HP Technology commercial
This commercial consists of clips of adolescent kids jamming away on electric Fender guitars and basses in their bedrooms and basements. In one, two boys jam to "Smoke On the Water" (the riff — in power chords — is G-Bflat-C/G-Bflat-Csharp-C/G-Bflat-C-Bflat-G for you ax-heroes). I'm 36 years old and I do that. Long live rock!

Diana: The Secret Tapes
At first, I thought this was a documentary about the tapes Princess Diana recorded in Woodstock with the Band after her 1966 motorcycle accident. Then I realized I'd confused Diana with Dylan, as both of them rely on surreal wordplay. These Diana tapes — the ones that don't contain embryonic versions of "This Wheel On Fire" or "The Mighty Quinn" — were secret interviews conducted by Diana's close friend (so we're told) James Colthurst, who recorded them for biography to be written by Andrew Morton, who dishes more royal dirt than a corgi.
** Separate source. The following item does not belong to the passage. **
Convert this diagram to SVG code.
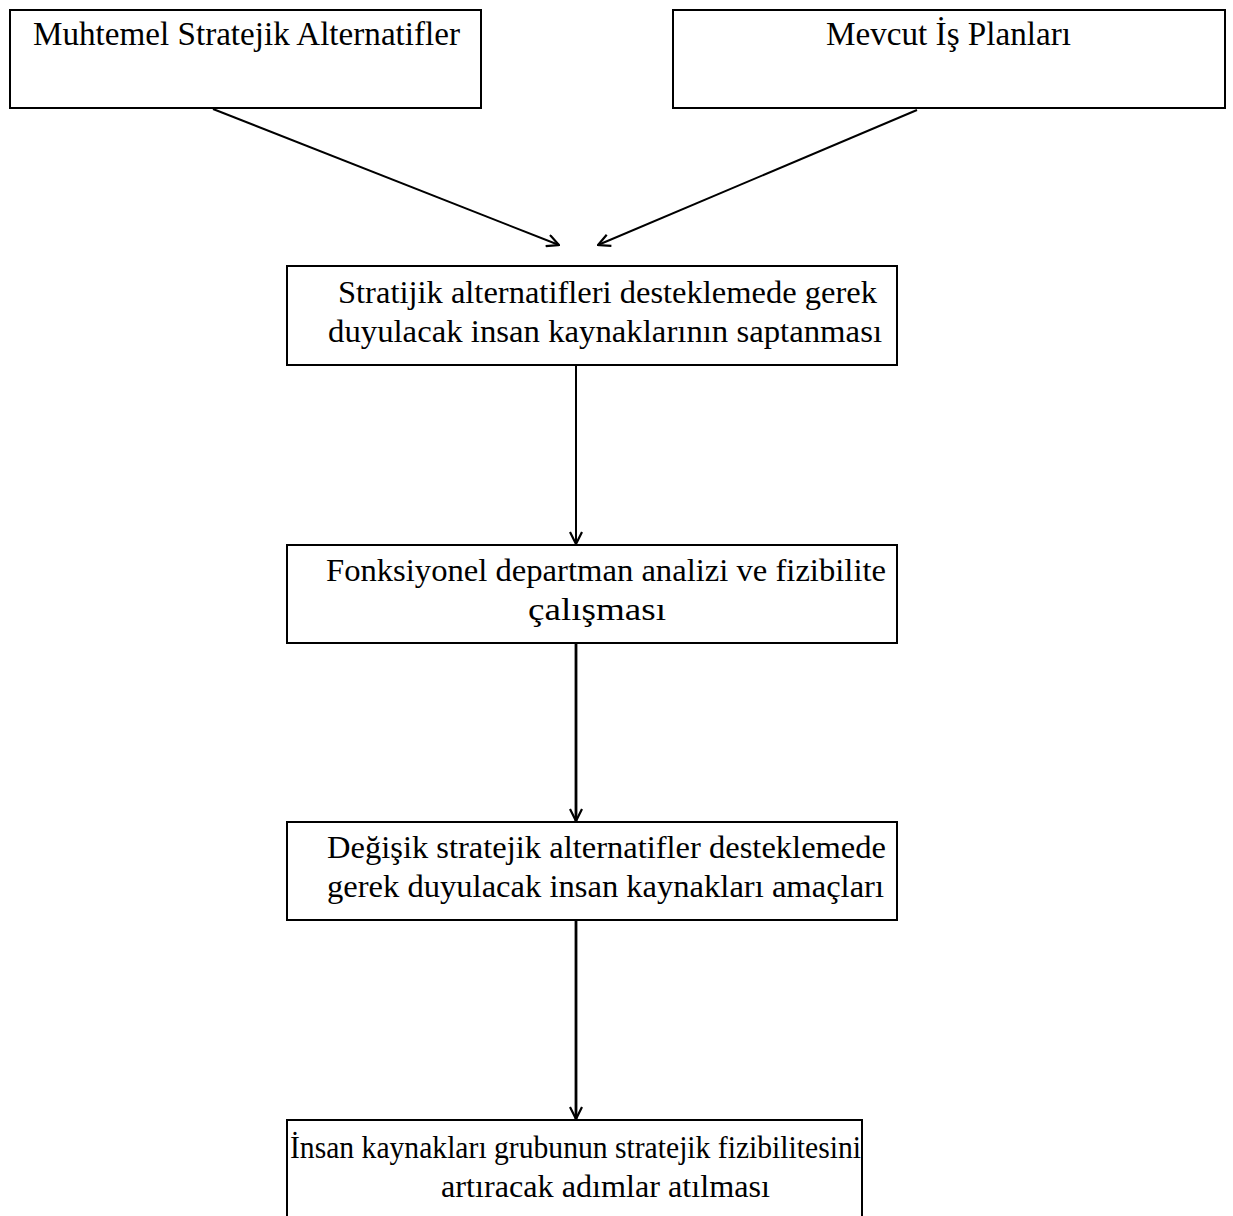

Any aura of respectability Jane Pauley was supposed to lend to this aural scavenger hunt was dispelled when we got a look at Pauley's "salute to the '70s" pantsuit. The flaps of her shirt collar lay flat on her lapels. I thought I'd tuned into the lost "Princess Diana" episode of The Partridge Family. From there, viewers hop on the pickup truck to Hyperbole-ville as Jane explains that Di's life was "anything but a fairy tale" and that the tapes "reveal how deeply unhappy she was." Diana discusses the pressures of Royal life, her suicide attempts, bulimia, Charles' feelings for Camilla Parker-Bowles... blah, blah, blah. These lurid, sad details are already public, but here we have the novelty of Diana herself discussing them. Can't wait for the CD, though Colthurst and Morton repeatedly point out the covert nature of the interviews. In other words, the comments were not for public consumption, just TV viewers'. Worse, neither of these ticks seems troubled to hear their late friend ruminating like a corpse on a psychiatrist's couch. (Does Zoloft help the dead?) Hell, why not dig her up so she can lip-synch? Or else, let's give her peace a chance.